╭─ Records for the exercise
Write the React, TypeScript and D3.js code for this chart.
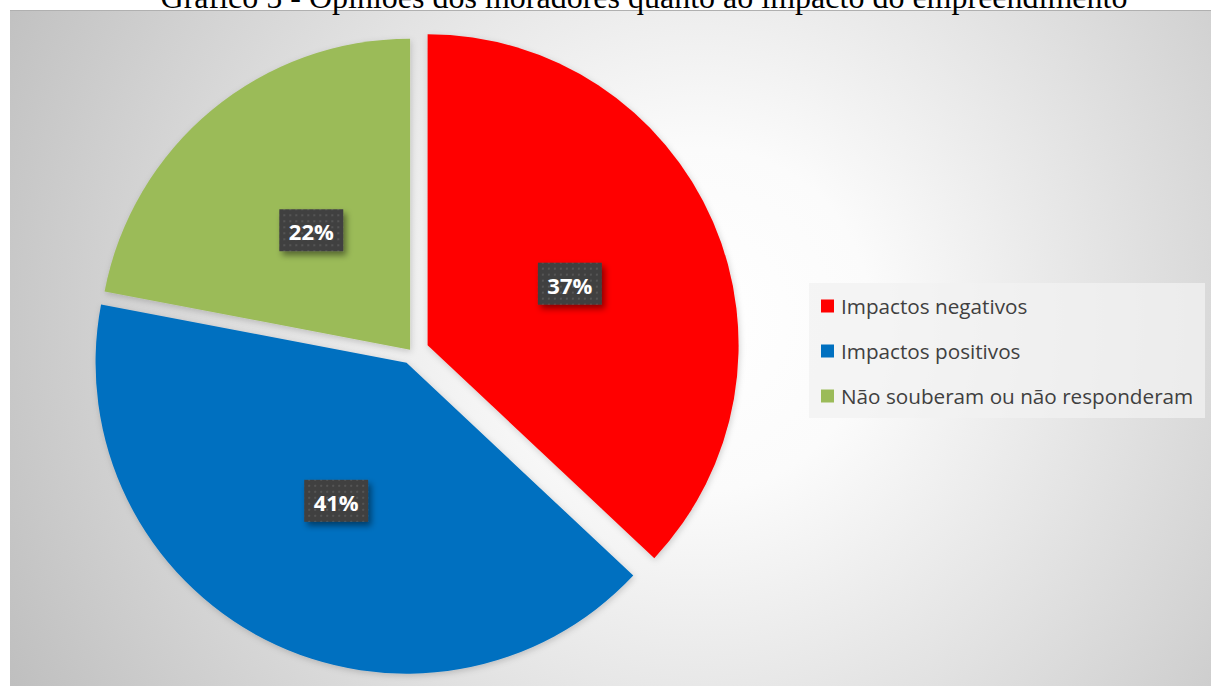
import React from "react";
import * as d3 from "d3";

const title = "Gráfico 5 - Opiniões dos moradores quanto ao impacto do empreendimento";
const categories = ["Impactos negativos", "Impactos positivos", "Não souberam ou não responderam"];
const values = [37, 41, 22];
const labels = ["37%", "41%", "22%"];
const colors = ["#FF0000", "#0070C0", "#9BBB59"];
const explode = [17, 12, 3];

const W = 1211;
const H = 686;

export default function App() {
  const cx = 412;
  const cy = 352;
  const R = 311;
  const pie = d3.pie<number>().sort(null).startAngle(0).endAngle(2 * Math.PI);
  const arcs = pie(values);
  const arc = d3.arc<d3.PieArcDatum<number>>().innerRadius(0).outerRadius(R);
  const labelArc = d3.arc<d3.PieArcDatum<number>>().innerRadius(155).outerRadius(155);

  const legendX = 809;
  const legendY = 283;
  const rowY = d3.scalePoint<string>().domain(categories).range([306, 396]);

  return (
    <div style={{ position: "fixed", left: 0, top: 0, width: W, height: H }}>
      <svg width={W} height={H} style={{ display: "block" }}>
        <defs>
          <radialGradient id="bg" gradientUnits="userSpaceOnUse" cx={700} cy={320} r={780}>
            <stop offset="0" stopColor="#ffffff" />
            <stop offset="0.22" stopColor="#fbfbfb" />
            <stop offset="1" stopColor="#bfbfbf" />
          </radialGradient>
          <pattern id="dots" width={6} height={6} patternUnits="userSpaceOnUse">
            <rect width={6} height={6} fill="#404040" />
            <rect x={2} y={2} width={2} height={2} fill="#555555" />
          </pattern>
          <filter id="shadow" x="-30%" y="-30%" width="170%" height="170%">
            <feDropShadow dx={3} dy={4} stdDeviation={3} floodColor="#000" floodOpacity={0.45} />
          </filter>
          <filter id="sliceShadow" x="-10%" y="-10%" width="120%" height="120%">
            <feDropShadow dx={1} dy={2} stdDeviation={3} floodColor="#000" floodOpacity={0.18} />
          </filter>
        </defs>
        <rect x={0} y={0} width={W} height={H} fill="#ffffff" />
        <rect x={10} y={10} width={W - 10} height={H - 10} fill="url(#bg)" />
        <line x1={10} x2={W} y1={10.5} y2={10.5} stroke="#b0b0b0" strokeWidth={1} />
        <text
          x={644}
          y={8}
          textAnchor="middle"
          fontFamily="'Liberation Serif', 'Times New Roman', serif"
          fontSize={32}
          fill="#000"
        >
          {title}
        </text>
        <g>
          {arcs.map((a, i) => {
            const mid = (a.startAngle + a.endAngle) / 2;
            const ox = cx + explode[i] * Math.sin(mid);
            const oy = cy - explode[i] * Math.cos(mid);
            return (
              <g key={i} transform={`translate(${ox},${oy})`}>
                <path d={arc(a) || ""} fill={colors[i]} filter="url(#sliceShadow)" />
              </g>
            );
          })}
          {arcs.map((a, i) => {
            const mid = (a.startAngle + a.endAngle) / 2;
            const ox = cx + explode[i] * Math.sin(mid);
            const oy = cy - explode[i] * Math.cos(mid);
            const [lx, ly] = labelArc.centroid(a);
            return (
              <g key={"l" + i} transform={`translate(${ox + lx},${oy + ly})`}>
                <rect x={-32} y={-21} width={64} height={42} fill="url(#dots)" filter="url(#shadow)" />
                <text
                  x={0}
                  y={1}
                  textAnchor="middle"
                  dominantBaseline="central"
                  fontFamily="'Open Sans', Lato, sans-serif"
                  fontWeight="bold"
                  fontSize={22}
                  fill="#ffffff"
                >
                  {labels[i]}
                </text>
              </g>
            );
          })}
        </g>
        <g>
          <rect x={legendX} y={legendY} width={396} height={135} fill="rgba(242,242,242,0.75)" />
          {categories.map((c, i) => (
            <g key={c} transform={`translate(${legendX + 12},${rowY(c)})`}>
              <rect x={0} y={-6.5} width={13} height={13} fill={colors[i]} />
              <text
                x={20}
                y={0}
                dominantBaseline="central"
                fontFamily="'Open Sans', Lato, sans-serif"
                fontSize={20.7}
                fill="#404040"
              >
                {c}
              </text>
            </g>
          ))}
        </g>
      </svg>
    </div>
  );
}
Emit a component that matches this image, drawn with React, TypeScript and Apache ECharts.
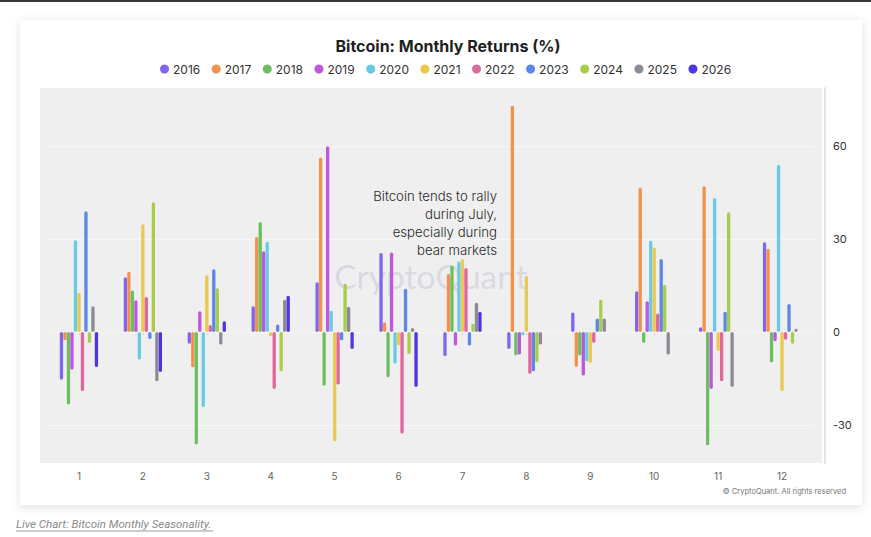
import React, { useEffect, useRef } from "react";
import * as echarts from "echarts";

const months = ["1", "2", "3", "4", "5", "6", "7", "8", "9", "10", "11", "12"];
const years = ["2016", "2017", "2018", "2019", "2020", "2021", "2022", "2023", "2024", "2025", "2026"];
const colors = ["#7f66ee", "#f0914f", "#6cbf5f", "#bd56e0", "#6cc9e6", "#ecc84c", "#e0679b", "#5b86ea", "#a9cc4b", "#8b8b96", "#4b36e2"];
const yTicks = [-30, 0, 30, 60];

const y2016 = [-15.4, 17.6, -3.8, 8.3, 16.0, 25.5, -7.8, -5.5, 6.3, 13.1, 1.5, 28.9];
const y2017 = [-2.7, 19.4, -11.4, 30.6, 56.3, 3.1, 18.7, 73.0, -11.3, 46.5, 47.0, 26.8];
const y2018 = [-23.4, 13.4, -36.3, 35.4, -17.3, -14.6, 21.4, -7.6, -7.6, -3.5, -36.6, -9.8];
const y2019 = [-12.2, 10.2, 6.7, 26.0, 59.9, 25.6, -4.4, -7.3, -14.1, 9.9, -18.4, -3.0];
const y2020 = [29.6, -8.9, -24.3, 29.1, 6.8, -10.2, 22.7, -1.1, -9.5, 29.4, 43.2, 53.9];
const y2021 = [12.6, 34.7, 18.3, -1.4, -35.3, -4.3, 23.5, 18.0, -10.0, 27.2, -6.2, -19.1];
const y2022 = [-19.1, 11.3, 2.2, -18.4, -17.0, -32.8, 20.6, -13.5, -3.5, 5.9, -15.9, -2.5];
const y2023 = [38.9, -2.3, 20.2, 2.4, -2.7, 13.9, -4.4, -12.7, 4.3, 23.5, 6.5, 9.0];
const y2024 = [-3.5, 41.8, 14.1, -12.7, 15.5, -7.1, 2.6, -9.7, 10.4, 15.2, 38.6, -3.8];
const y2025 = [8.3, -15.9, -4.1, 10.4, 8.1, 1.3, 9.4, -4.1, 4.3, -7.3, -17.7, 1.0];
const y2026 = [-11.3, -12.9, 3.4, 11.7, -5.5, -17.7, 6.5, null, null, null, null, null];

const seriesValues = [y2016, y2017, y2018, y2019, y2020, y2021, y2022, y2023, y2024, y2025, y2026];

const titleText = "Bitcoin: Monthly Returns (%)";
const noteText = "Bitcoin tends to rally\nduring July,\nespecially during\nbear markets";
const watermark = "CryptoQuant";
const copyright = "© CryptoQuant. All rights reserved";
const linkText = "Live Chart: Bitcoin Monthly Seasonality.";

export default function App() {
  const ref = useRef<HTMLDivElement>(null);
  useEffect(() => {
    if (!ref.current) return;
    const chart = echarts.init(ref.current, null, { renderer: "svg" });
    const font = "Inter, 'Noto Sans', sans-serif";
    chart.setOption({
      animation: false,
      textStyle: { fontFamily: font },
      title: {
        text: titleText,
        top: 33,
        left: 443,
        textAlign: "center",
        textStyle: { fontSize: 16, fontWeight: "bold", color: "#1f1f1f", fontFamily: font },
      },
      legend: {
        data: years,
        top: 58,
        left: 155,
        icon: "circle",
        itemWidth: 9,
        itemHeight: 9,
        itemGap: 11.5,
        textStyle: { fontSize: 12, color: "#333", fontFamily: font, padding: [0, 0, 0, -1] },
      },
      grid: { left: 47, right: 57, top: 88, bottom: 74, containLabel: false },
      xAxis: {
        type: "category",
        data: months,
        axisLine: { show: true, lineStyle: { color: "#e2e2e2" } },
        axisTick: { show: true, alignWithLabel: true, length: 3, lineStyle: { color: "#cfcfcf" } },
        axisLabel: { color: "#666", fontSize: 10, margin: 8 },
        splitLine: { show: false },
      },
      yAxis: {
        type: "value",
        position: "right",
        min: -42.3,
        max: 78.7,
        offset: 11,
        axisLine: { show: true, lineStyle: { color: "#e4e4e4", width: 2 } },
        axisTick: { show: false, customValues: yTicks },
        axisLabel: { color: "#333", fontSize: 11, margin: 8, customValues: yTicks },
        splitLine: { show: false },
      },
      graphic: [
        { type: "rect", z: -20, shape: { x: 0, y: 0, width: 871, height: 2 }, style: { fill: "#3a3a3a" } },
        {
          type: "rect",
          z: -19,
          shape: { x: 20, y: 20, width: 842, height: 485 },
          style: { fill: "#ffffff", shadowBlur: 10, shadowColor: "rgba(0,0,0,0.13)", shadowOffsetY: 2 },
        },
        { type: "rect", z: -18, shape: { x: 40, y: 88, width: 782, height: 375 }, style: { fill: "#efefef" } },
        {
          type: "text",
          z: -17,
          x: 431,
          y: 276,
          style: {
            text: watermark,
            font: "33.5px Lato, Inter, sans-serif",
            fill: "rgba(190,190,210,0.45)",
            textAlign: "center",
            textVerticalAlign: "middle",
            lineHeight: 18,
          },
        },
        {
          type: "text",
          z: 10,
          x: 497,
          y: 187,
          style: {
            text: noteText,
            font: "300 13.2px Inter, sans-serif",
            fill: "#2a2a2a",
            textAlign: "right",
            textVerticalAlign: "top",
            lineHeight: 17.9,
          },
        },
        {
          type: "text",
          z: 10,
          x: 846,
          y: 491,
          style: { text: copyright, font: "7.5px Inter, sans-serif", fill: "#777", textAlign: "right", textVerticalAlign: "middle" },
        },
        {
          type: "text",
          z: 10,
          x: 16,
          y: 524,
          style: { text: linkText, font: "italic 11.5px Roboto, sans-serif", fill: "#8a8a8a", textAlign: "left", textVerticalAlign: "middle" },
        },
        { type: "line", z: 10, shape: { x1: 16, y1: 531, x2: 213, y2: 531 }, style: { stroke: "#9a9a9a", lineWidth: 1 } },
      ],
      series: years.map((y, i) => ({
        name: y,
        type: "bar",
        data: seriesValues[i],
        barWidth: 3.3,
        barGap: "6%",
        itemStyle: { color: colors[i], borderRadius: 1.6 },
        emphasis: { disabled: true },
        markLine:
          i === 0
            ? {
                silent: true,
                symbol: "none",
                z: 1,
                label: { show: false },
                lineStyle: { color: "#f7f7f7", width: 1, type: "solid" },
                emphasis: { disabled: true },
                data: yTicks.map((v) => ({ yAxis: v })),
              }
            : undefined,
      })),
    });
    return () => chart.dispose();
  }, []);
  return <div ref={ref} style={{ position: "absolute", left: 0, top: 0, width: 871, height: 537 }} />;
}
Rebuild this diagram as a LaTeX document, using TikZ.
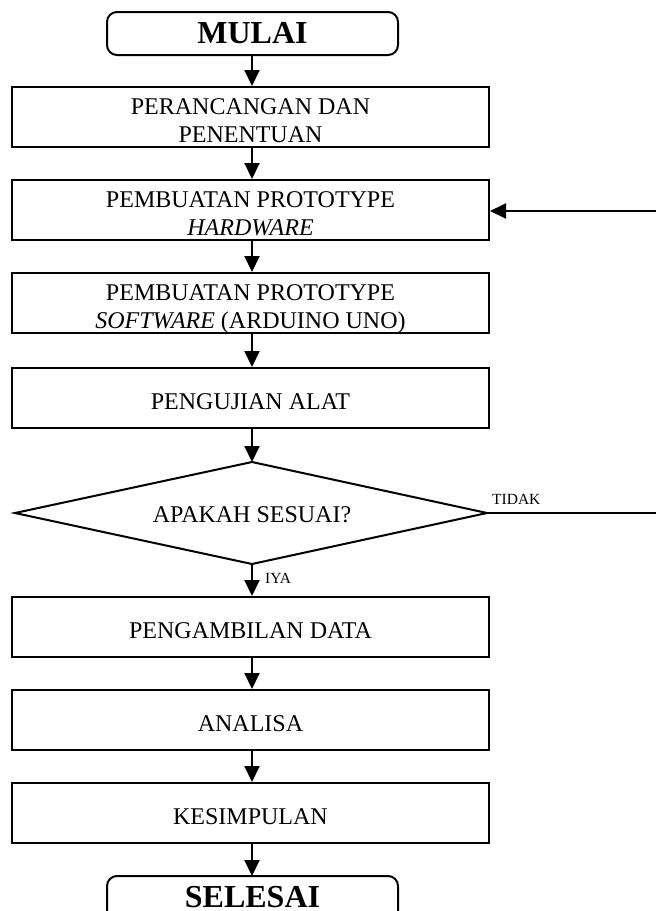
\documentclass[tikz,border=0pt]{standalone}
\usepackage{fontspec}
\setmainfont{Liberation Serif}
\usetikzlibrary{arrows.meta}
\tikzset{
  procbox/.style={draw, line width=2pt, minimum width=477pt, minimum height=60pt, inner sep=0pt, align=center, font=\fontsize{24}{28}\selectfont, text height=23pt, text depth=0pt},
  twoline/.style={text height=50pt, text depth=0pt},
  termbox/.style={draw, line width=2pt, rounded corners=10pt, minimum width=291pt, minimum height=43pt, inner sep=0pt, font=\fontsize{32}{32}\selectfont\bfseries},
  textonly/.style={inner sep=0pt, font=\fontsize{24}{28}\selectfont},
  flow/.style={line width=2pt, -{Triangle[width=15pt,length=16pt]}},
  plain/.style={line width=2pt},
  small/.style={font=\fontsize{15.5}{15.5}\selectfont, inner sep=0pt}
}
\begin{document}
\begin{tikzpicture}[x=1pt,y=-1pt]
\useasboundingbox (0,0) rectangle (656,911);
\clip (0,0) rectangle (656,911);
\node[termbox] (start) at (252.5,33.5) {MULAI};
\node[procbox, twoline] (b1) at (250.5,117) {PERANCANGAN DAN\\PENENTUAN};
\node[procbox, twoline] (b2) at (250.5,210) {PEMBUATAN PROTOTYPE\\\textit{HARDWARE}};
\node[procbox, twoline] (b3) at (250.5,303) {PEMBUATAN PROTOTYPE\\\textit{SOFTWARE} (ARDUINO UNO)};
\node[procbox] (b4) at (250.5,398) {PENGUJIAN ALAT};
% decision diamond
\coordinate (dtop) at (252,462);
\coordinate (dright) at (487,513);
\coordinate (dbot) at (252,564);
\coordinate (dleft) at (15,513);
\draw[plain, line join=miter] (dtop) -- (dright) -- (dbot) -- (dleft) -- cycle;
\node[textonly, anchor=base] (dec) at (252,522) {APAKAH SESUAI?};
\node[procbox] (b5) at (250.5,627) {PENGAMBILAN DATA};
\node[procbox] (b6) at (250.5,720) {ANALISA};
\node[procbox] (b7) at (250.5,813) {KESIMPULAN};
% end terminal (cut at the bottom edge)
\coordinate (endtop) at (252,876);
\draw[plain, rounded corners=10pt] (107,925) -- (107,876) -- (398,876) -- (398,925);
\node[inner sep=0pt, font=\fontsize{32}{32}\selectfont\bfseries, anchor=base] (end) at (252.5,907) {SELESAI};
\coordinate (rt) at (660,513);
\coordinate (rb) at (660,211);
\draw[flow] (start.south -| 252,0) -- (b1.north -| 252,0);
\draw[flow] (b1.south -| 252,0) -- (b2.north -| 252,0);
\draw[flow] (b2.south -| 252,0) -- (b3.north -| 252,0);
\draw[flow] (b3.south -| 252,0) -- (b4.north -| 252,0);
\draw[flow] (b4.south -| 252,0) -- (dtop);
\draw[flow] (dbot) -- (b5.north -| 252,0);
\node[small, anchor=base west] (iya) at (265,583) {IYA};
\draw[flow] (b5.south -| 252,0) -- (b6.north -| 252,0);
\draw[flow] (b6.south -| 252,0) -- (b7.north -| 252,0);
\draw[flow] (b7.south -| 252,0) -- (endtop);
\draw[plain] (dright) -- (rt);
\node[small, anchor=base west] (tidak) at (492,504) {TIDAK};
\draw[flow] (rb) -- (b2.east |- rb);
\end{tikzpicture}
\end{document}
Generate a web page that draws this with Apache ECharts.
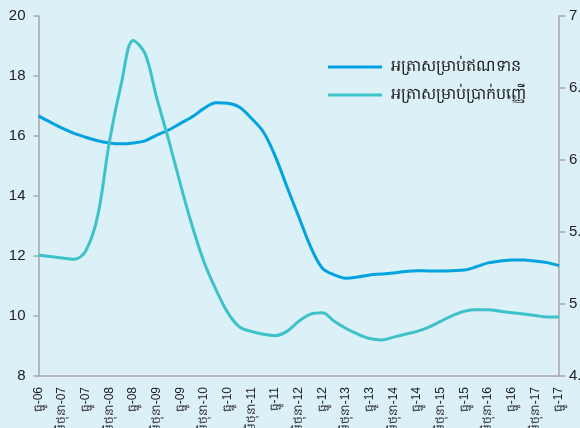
╰─
▶ **What is being asked**:
Taking the entries above, extract every line from the one bearing "Emit a component" through the one bearing "Chart: Bitcoin Monthly", exactly, with no pictures.

▶ **Task output**:
Emit a component that matches this image, drawn with React, TypeScript and Apache ECharts.
import React, { useEffect, useRef } from "react";
import * as echarts from "echarts";

const months = ["1", "2", "3", "4", "5", "6", "7", "8", "9", "10", "11", "12"];
const years = ["2016", "2017", "2018", "2019", "2020", "2021", "2022", "2023", "2024", "2025", "2026"];
const colors = ["#7f66ee", "#f0914f", "#6cbf5f", "#bd56e0", "#6cc9e6", "#ecc84c", "#e0679b", "#5b86ea", "#a9cc4b", "#8b8b96", "#4b36e2"];
const yTicks = [-30, 0, 30, 60];

const y2016 = [-15.4, 17.6, -3.8, 8.3, 16.0, 25.5, -7.8, -5.5, 6.3, 13.1, 1.5, 28.9];
const y2017 = [-2.7, 19.4, -11.4, 30.6, 56.3, 3.1, 18.7, 73.0, -11.3, 46.5, 47.0, 26.8];
const y2018 = [-23.4, 13.4, -36.3, 35.4, -17.3, -14.6, 21.4, -7.6, -7.6, -3.5, -36.6, -9.8];
const y2019 = [-12.2, 10.2, 6.7, 26.0, 59.9, 25.6, -4.4, -7.3, -14.1, 9.9, -18.4, -3.0];
const y2020 = [29.6, -8.9, -24.3, 29.1, 6.8, -10.2, 22.7, -1.1, -9.5, 29.4, 43.2, 53.9];
const y2021 = [12.6, 34.7, 18.3, -1.4, -35.3, -4.3, 23.5, 18.0, -10.0, 27.2, -6.2, -19.1];
const y2022 = [-19.1, 11.3, 2.2, -18.4, -17.0, -32.8, 20.6, -13.5, -3.5, 5.9, -15.9, -2.5];
const y2023 = [38.9, -2.3, 20.2, 2.4, -2.7, 13.9, -4.4, -12.7, 4.3, 23.5, 6.5, 9.0];
const y2024 = [-3.5, 41.8, 14.1, -12.7, 15.5, -7.1, 2.6, -9.7, 10.4, 15.2, 38.6, -3.8];
const y2025 = [8.3, -15.9, -4.1, 10.4, 8.1, 1.3, 9.4, -4.1, 4.3, -7.3, -17.7, 1.0];
const y2026 = [-11.3, -12.9, 3.4, 11.7, -5.5, -17.7, 6.5, null, null, null, null, null];

const seriesValues = [y2016, y2017, y2018, y2019, y2020, y2021, y2022, y2023, y2024, y2025, y2026];

const titleText = "Bitcoin: Monthly Returns (%)";
const noteText = "Bitcoin tends to rally\nduring July,\nespecially during\nbear markets";
const watermark = "CryptoQuant";
const copyright = "© CryptoQuant. All rights reserved";
const linkText = "Live Chart: Bitcoin Monthly Seasonality.";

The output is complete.